Joe Biden traveled to Jerusalem as an official U.S. international observer for Palestinian Authority elections in 2006, where Hamas, a political party that has an armed wing of the same name, was ahead in the polls in the Gaza Strip. Just days before voting began, Israeli Prime Minister Ariel Sharon was hospitalized with a stroke. Biden said he was distraught when he heard the news about the accused war criminal. Sharon “has always been steadfast in fighting for Israel’s security,” Biden said, before heaping praise on the Israeli leader, who was a key player, before and during his tenure as prime minister, in some of the worst massacres of Palestinians. Biden added, “It is his vision for making peace with the Palestinians and achieving a two-state solution that has driven him in recent years.”
Within days, Biden began suggesting that the U.S. and Europe should sanction Hamas and cut off aid to the Palestinian Authority.
When Hamas, which the U.S. government had designated a terrorist organization, won a resounding victory in Gaza, it sent shockwaves through Washington. Biden called the results “sobering” and declared, “Israel cannot be expected to negotiate with a party that calls for its destruction.” Biden said President George W. Bush was “dead right” in his denunciation of the election results. Within days, Biden began suggesting that the U.S. and Europe should sanction Hamas and cut off aid to the Palestinian Authority. “The fact of the matter is, you cannot pour millions and hundreds of millions of dollars into a group that, in fact, calls for the destruction of an ally, or for any country, for that matter,” Biden said. As the Bush administration called on other nations to adopt this stance, Biden said, “Unless they change their stripes, unless they recognize Israel, unless they change their charter, I think we do exactly what the president says.”

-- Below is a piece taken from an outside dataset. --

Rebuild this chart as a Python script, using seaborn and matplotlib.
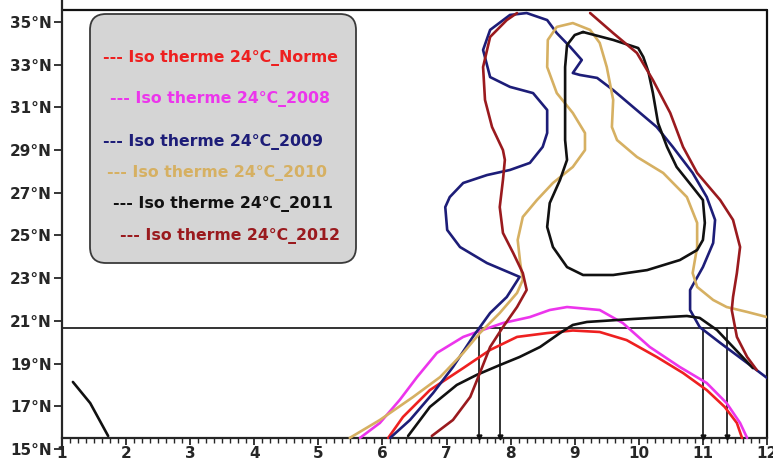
import numpy as np
import pandas as pd
import matplotlib
matplotlib.use("Agg")
import matplotlib.pyplot as plt
import seaborn as sns
from matplotlib.patches import FancyBboxPatch
from matplotlib.transforms import IdentityTransform

# ---------------- data (longitude, latitude of the 24°C isotherm) ----------------
norme_lon = [6.09, 6.32, 6.74, 7.26, 7.68, 8.10, 8.57, 8.97, 9.39, 9.81, 10.28, 10.69, 11.06, 11.34, 11.53, 11.61]
norme_lat = [15.52, 16.50, 17.76, 18.79, 19.64, 20.25, 20.43, 20.55, 20.48, 20.10, 19.31, 18.56, 17.76, 16.97, 16.22, 15.52]

y2008_lon = [5.65, 5.96, 6.27, 6.54, 6.85, 7.26, 7.52, 7.88, 8.30, 8.61, 8.88, 9.39, 9.75, 10.17, 10.64, 11.06, 11.37, 11.58, 11.69]
y2008_lat = [15.52, 16.22, 17.30, 18.37, 19.50, 20.25, 20.53, 20.90, 21.18, 21.51, 21.65, 21.51, 20.90, 19.78, 18.84, 18.09, 17.15, 16.22, 15.52]

y2009_lon = [6.12, 6.43, 6.79, 7.10, 7.41, 7.68, 7.94, 8.14, 7.63, 7.21, 7.01, 6.98, 7.05, 7.26, 7.63, 7.99,
             8.30, 8.50, 8.57, 8.57, 8.35, 7.99, 7.68, 7.57, 7.68, 7.99, 8.25, 8.57, 8.72, 8.93, 9.11, 8.97,
             9.08, 9.35, 9.60, 9.91, 10.28, 10.53, 10.84, 11.06, 11.19, 11.16, 11.00, 10.80, 10.80, 10.95,
             11.27, 11.69, 12.00]
y2009_lat = [15.52, 16.36, 17.62, 18.84, 20.25, 21.37, 22.12, 23.06, 23.71, 24.46, 25.26, 26.33, 26.80, 27.46, 27.83, 28.07,
             28.40, 29.15, 29.80, 30.88, 31.67, 31.96, 32.42, 33.69, 34.63, 35.33, 35.42, 35.09, 34.48, 33.83, 33.22, 32.61,
             32.52, 32.38, 31.81, 31.02, 30.08, 29.15, 27.93, 26.80, 25.73, 24.65, 23.52, 22.45, 21.51, 20.71,
             19.97, 19.03, 18.33]

y2010_lon = [5.49, 5.96, 6.48, 6.90, 7.26, 7.52, 7.83, 8.10, 8.19, 8.15, 8.11, 8.19, 8.41, 8.66, 8.97, 9.16, 9.16,
             8.97, 8.72, 8.57, 8.58, 8.72, 8.97, 9.24, 9.39, 9.50, 9.60, 9.58, 9.66, 9.97, 10.38, 10.75, 10.91,
             10.91, 10.84, 10.91, 11.16, 11.37, 11.69, 12.00]
y2010_lat = [15.52, 16.36, 17.44, 18.37, 19.50, 20.43, 21.37, 22.31, 22.92, 23.71, 24.79, 25.87, 26.66, 27.46, 28.21, 29.00, 29.80,
             30.74, 31.67, 32.89, 34.16, 34.77, 34.95, 34.63, 34.02, 32.89, 31.35, 30.08, 29.47, 28.68, 27.93, 26.80, 25.59,
             24.46, 23.24, 22.59, 21.98, 21.65, 21.42, 21.18]

y2011_south_lon = [6.40, 6.74, 7.16, 7.47, 7.83, 8.14, 8.46, 8.77, 8.97, 9.19, 9.91, 10.75, 10.95, 11.22, 11.47, 11.78]
y2011_south_lat = [15.61, 16.97, 18.00, 18.47, 18.93, 19.31, 19.78, 20.43, 20.81, 20.95, 21.09, 21.23, 21.14, 20.57, 19.78, 18.79]
y2011_loop_lon = [9.13, 9.60, 9.99, 10.07, 10.15, 10.22, 10.30, 10.44, 10.59, 10.84, 11.00, 11.03, 11.00, 10.91, 10.64,
                  10.13, 9.60, 9.13, 8.88, 8.66, 8.57, 8.61, 8.77, 8.88, 8.85, 8.85, 8.85, 8.88, 9.00, 9.13]
y2011_loop_lat = [34.53, 34.16, 33.78, 33.36, 32.66, 31.67, 30.27, 29.15, 28.21, 27.27, 26.66, 25.59, 24.79, 24.32, 23.85,
                  23.38, 23.15, 23.15, 23.52, 24.46, 25.40, 26.52, 27.60, 28.54, 29.47, 31.35, 32.89, 33.92, 34.39, 34.53]
y2011_west_lon = [1.17, 1.44, 1.72]
y2011_west_lat = [18.14, 17.15, 15.61]

y2012_west_lon = [6.77, 7.10, 7.37, 7.52, 7.68, 7.88, 8.10, 8.25, 8.19, 8.04, 7.88, 7.83, 7.88, 7.91, 7.88, 7.71,
                  7.60, 7.57, 7.68, 7.94, 8.10]
y2012_west_lat = [15.61, 16.36, 17.44, 18.56, 19.78, 20.71, 21.65, 22.45, 23.24, 24.18, 25.12, 26.33, 27.60, 28.54, 29.00, 30.08,
                  31.35, 32.89, 34.30, 35.09, 35.42]
y2012_east_lon = [9.24, 9.60, 9.97, 10.22, 10.49, 10.69, 10.91, 11.27, 11.47, 11.58, 11.53, 11.47, 11.45, 11.53, 11.69, 11.84]
y2012_east_lat = [35.42, 34.48, 33.55, 32.28, 30.74, 29.15, 27.93, 26.66, 25.73, 24.46, 23.24, 22.12, 21.51, 20.25, 19.31, 18.70]

ref_lat = 20.65                       # horizontal reference latitude
ref_lons = [7.50, 7.83, 11.00, 11.37] # vertical markers
axis_lat = 15.52

series_names = ["Norme", "2008", "2009", "2010", "2011", "2012"]
series_colors = ["#ee2020", "#ec35ec", "#1d1d78", "#d6b062", "#111111", "#9a1a1e"]
legend_labels = ["--- Iso therme 24°C_Norme", "--- Iso therme 24°C_2008", "--- Iso therme 24°C_2009",
                 "--- Iso therme 24°C_2010", "--- Iso therme 24°C_2011", "--- Iso therme 24°C_2012"]
xtick_vals = list(range(1, 13))
ytick_vals = list(range(15, 36, 2))
ytick_labels = [f"{v}°N" for v in ytick_vals]

# ---------------- build long table ----------------
segments = [
    ("Norme", "n", norme_lon, norme_lat),
    ("2008", "a", y2008_lon, y2008_lat),
    ("2009", "b", y2009_lon, y2009_lat),
    ("2010", "c", y2010_lon, y2010_lat),
    ("2011", "d1", y2011_south_lon, y2011_south_lat),
    ("2011", "d2", y2011_loop_lon, y2011_loop_lat),
    ("2011", "d3", y2011_west_lon, y2011_west_lat),
    ("2012", "e1", y2012_west_lon, y2012_west_lat),
    ("2012", "e2", y2012_east_lon, y2012_east_lat),
]
rows = []
for name, seg, lo, la in segments:
    for i, (x, y) in enumerate(zip(lo, la)):
        rows.append({"series": name, "seg": seg, "order": i, "lon": x, "lat": y})
df = pd.DataFrame(rows)

sns.set_style("ticks")
plt.rcParams["font.family"] = ["DejaVu Sans"]
plt.rcParams["font.weight"] = "bold"

fig = plt.figure(figsize=(7.73, 4.67), dpi=100)
ax = fig.add_axes([62 / 773, 18 / 467, 705 / 773, 449 / 467])

palette = dict(zip(series_names, series_colors))
sns.lineplot(data=df, x="lon", y="lat", hue="series", units="seg", estimator=None,
             sort=False, palette=palette, linewidth=1.9, legend=False, ax=ax, zorder=3,
             solid_joinstyle="round", solid_capstyle="round")

ax.set_xlim(1, 12)
ax.set_ylim(15, 36.03)
ax.set_xlabel("")
ax.set_ylabel("")

# frame
for s in ["top", "right"]:
    ax.spines[s].set_visible(False)
ax.spines["bottom"].set_position(("data", axis_lat))
ax.spines["bottom"].set_linewidth(1.6)
ax.spines["left"].set_linewidth(1.6)
ax.plot([1, 12], [35.56, 35.56], color="#111111", lw=1.6, zorder=2, clip_on=False)
ax.plot([12, 12], [axis_lat, 35.56], color="#111111", lw=1.6, zorder=2, clip_on=False)

# reference lines
ax.axhline(ref_lat, color="#333333", lw=1.4, zorder=2)
for xv in ref_lons:
    ax.plot([xv, xv], [axis_lat, ref_lat], color="#111111", lw=1.2, zorder=2)
    ax.plot([xv], [axis_lat + 0.05], marker="v", ms=3.5, color="#111111", zorder=4, clip_on=False)

ax.set_xticks(xtick_vals)
ax.set_xticklabels([str(v) for v in xtick_vals], fontsize=11, fontweight="bold")
ax.set_xticks(np.arange(1, 12.001, 0.125), minor=True)
ax.set_yticks(ytick_vals)
ax.set_yticklabels(ytick_labels, fontsize=11, fontweight="bold")
ax.tick_params(axis="x", which="major", direction="out", length=5, width=1.3, pad=1)
ax.tick_params(axis="x", which="minor", direction="out", length=3.5, width=1.0)
ax.tick_params(axis="y", which="major", direction="out", length=5.5, width=1.3, pad=2)

# rounded legend box
box = FancyBboxPatch((90, 467 - 263), 266, 249, boxstyle="round,pad=0,rounding_size=16",
                     facecolor="#d5d5d5", edgecolor="#3a3a3a", linewidth=1.3, zorder=5)
box.set_transform(IdentityTransform())
fig.add_artist(box)

text_x = [103, 110, 103, 107, 113, 120]
text_y = [58, 99, 142, 173, 204, 236]
for lab, col, tx, ty in zip(legend_labels, series_colors, text_x, text_y):
    fig.text(tx / 773, 1 - ty / 467, lab, color=col, fontsize=11.3, fontweight="bold",
             ha="left", va="center", zorder=6)

fig.savefig("out.png", dpi=100)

In a Senate hearing a month after Hamas’s victory, Biden offered a twisted logic on the importance of elections. “Elections a democracy don’t make,” he said, pointing specifically to Hamas’s success at the ballot. “Democracies cannot come to fruition without elections, but you need the infrastructure for a democracy, and we’ve not done all that well in the elections being held.” By March, Biden had signed onto a bill that called on Bush to “direct the United States Executive Director at each international financial institution to use the voice, vote, and influence of the United States to prohibit assistance to the Palestinian Authority.”
In a strange twist, the Israeli government said that the American Israel Public Affairs Committee-endorsed legislation aimed at Hamas went too far and would hurt innocent Palestinians. In response, Biden co-sponsored a slightly amended version of the bill with Republican Sen. Mitch McConnell that included sweeping sanctions against the Palestinian Authority but carved out some small exceptions for U.S. humanitarian aid. “Foreign assistance is not an entitlement. It is not a free lunch,” McConnell said in celebrating the passage of the Biden-McConnell Palestine sanctions bill. “Foreign aid is an act of generosity from the American people to other nations, and it should be conducted in furtherance of U.S. interests and those of our allies.”